Work instructions:
Give an exact copy of every line, leaving images out.

-- begin --

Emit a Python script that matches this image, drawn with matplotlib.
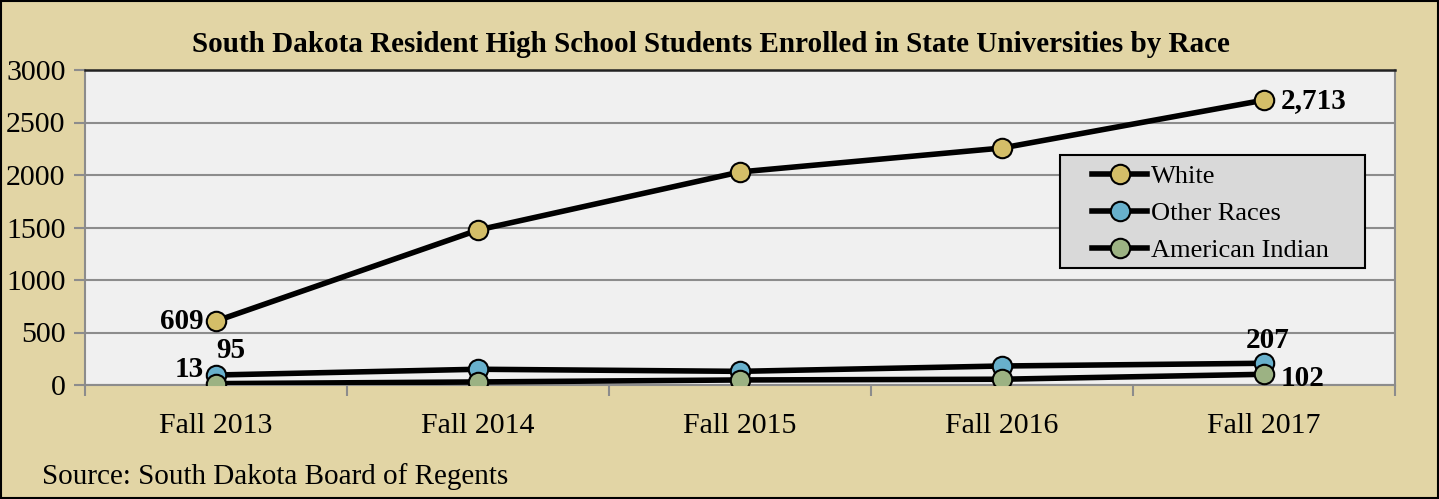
import matplotlib.pyplot as plt
from matplotlib.patches import Rectangle

terms = ['Fall 2013', 'Fall 2014', 'Fall 2015', 'Fall 2016', 'Fall 2017']
white = [609, 1476, 2029, 2257, 2713]
other_races = [95, 150, 130, 181, 207]
american_indian = [13, 29, 48, 55, 102]

plt.rcParams['font.family'] = ['Liberation Serif', 'DejaVu Serif']

bg = '#E2D5A5'
W, H = 1439, 499
fig = plt.figure(figsize=(W / 100, H / 100), dpi=100, facecolor=bg)
fig.patches.append(Rectangle((0.001, 0.002), 0.998, 0.996, transform=fig.transFigure,
                             fill=False, edgecolor='black', linewidth=1.5))
ax = fig.add_axes([85 / W, 1 - 385 / H, 1310 / W, 315 / H])
ax.set_facecolor('#F0F0F0')

x = list(range(len(terms)))
series = [(white, '#D4BE68', 'White'),
          (other_races, '#68B0CC', 'Other Races'),
          (american_indian, '#9CB283', 'American Indian')]
for vals, col, name in series:
    ax.plot(x, vals, color='black', linewidth=4, marker='o', markersize=14,
            markerfacecolor=col, markeredgecolor='black', markeredgewidth=1.5,
            label=name, zorder=3)

ax.set_xlim(-0.5, 4.5)
ax.set_ylim(0, 3000)
ax.set_yticks(range(0, 3001, 500))
ax.set_xticks(x)
ax.set_xticklabels(terms)
ax.set_xticks([i - 0.5 for i in range(6)], minor=True)
ax.tick_params(axis='x', which='major', length=0, labelsize=21.5, pad=20)
ax.tick_params(axis='x', which='minor', length=8, color='#8C8C8C', width=1.5, direction='out')
ax.tick_params(axis='y', length=8, color='#8C8C8C', width=1.5, labelsize=21.5, pad=6)
ax.grid(axis='y', color='#8C8C8C', linewidth=1.5, zorder=0)
for s in ['left', 'bottom', 'right']:
    ax.spines[s].set_color('#8C8C8C')
    ax.spines[s].set_linewidth(1.5)
ax.spines['top'].set_color('#222222')
ax.spines['top'].set_linewidth(1.8)

lab = dict(fontsize=21, fontweight='bold', color='black', zorder=4)
ax.annotate(f'{white[0]:,}', (0, white[0]), xytext=(-9, 0), textcoords='offset points',
            ha='right', va='center', **lab)
ax.annotate(f'{white[-1]:,}', (4, white[-1]), xytext=(12, 0), textcoords='offset points',
            ha='left', va='center', **lab)
ax.annotate(f'{other_races[0]:,}', (0, other_races[0]), xytext=(0, 8), textcoords='offset points',
            ha='left', va='bottom', **lab)
ax.annotate(f'{american_indian[0]:,}', (0, american_indian[0]), xytext=(-9, 10), textcoords='offset points',
            ha='right', va='center', **lab)
ax.annotate(f'{other_races[-1]:,}', (4, other_races[-1]), xytext=(3, 7), textcoords='offset points',
            ha='center', va='bottom', **lab)
ax.annotate(f'{american_indian[-1]:,}', (4, american_indian[-1]), xytext=(12, -3), textcoords='offset points',
            ha='left', va='center', **lab)

# legend box drawn by hand, legend itself without frame
box = Rectangle((1060 / W, 1 - 268 / H), 305 / W, 113 / H, transform=fig.transFigure,
                facecolor='#D9D9D9', edgecolor='black', linewidth=1.5, zorder=5)
ax.add_patch(box)
leg = ax.legend(loc='upper left', bbox_to_anchor=(1092 / W, 1 - 165 / H),
                bbox_transform=fig.transFigure, borderaxespad=0, borderpad=0,
                fontsize=19, frameon=False, handlelength=2.1,
                handletextpad=0.12, labelspacing=0.5)
leg.set_zorder(6)

fig.text(711 / W, 1 - 44 / H,
         'South Dakota Resident High School Students Enrolled in State Universities by Race',
         ha='center', va='center', fontsize=21, fontweight='bold')
fig.text(42 / W, 1 - 477 / H, 'Source: South Dakota Board of Regents',
         ha='left', va='center', fontsize=21)

fig.savefig('out.png', dpi=100, facecolor=bg)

-- end --

Answer to the exercise:
Emit a Python script that matches this image, drawn with matplotlib.
import matplotlib.pyplot as plt
from matplotlib.patches import Rectangle

terms = ['Fall 2013', 'Fall 2014', 'Fall 2015', 'Fall 2016', 'Fall 2017']
white = [609, 1476, 2029, 2257, 2713]
other_races = [95, 150, 130, 181, 207]
american_indian = [13, 29, 48, 55, 102]

plt.rcParams['font.family'] = ['Liberation Serif', 'DejaVu Serif']

bg = '#E2D5A5'
W, H = 1439, 499
fig = plt.figure(figsize=(W / 100, H / 100), dpi=100, facecolor=bg)
fig.patches.append(Rectangle((0.001, 0.002), 0.998, 0.996, transform=fig.transFigure,
                             fill=False, edgecolor='black', linewidth=1.5))
ax = fig.add_axes([85 / W, 1 - 385 / H, 1310 / W, 315 / H])
ax.set_facecolor('#F0F0F0')

x = list(range(len(terms)))
series = [(white, '#D4BE68', 'White'),
          (other_races, '#68B0CC', 'Other Races'),
          (american_indian, '#9CB283', 'American Indian')]
for vals, col, name in series:
    ax.plot(x, vals, color='black', linewidth=4, marker='o', markersize=14,
            markerfacecolor=col, markeredgecolor='black', markeredgewidth=1.5,
            label=name, zorder=3)

ax.set_xlim(-0.5, 4.5)
ax.set_ylim(0, 3000)
ax.set_yticks(range(0, 3001, 500))
ax.set_xticks(x)
ax.set_xticklabels(terms)
ax.set_xticks([i - 0.5 for i in range(6)], minor=True)
ax.tick_params(axis='x', which='major', length=0, labelsize=21.5, pad=20)
ax.tick_params(axis='x', which='minor', length=8, color='#8C8C8C', width=1.5, direction='out')
ax.tick_params(axis='y', length=8, color='#8C8C8C', width=1.5, labelsize=21.5, pad=6)
ax.grid(axis='y', color='#8C8C8C', linewidth=1.5, zorder=0)
for s in ['left', 'bottom', 'right']:
    ax.spines[s].set_color('#8C8C8C')
    ax.spines[s].set_linewidth(1.5)
ax.spines['top'].set_color('#222222')
ax.spines['top'].set_linewidth(1.8)

lab = dict(fontsize=21, fontweight='bold', color='black', zorder=4)
ax.annotate(f'{white[0]:,}', (0, white[0]), xytext=(-9, 0), textcoords='offset points',
            ha='right', va='center', **lab)
ax.annotate(f'{white[-1]:,}', (4, white[-1]), xytext=(12, 0), textcoords='offset points',
            ha='left', va='center', **lab)
ax.annotate(f'{other_races[0]:,}', (0, other_races[0]), xytext=(0, 8), textcoords='offset points',
            ha='left', va='bottom', **lab)
ax.annotate(f'{american_indian[0]:,}', (0, american_indian[0]), xytext=(-9, 10), textcoords='offset points',
            ha='right', va='center', **lab)
ax.annotate(f'{other_races[-1]:,}', (4, other_races[-1]), xytext=(3, 7), textcoords='offset points',
            ha='center', va='bottom', **lab)
ax.annotate(f'{american_indian[-1]:,}', (4, american_indian[-1]), xytext=(12, -3), textcoords='offset points',
            ha='left', va='center', **lab)

# legend box drawn by hand, legend itself without frame
box = Rectangle((1060 / W, 1 - 268 / H), 305 / W, 113 / H, transform=fig.transFigure,
                facecolor='#D9D9D9', edgecolor='black', linewidth=1.5, zorder=5)
ax.add_patch(box)
leg = ax.legend(loc='upper left', bbox_to_anchor=(1092 / W, 1 - 165 / H),
                bbox_transform=fig.transFigure, borderaxespad=0, borderpad=0,
                fontsize=19, frameon=False, handlelength=2.1,
                handletextpad=0.12, labelspacing=0.5)
leg.set_zorder(6)

fig.text(711 / W, 1 - 44 / H,
         'South Dakota Resident High School Students Enrolled in State Universities by Race',
         ha='center', va='center', fontsize=21, fontweight='bold')
fig.text(42 / W, 1 - 477 / H, 'Source: South Dakota Board of Regents',
         ha='left', va='center', fontsize=21)

fig.savefig('out.png', dpi=100, facecolor=bg)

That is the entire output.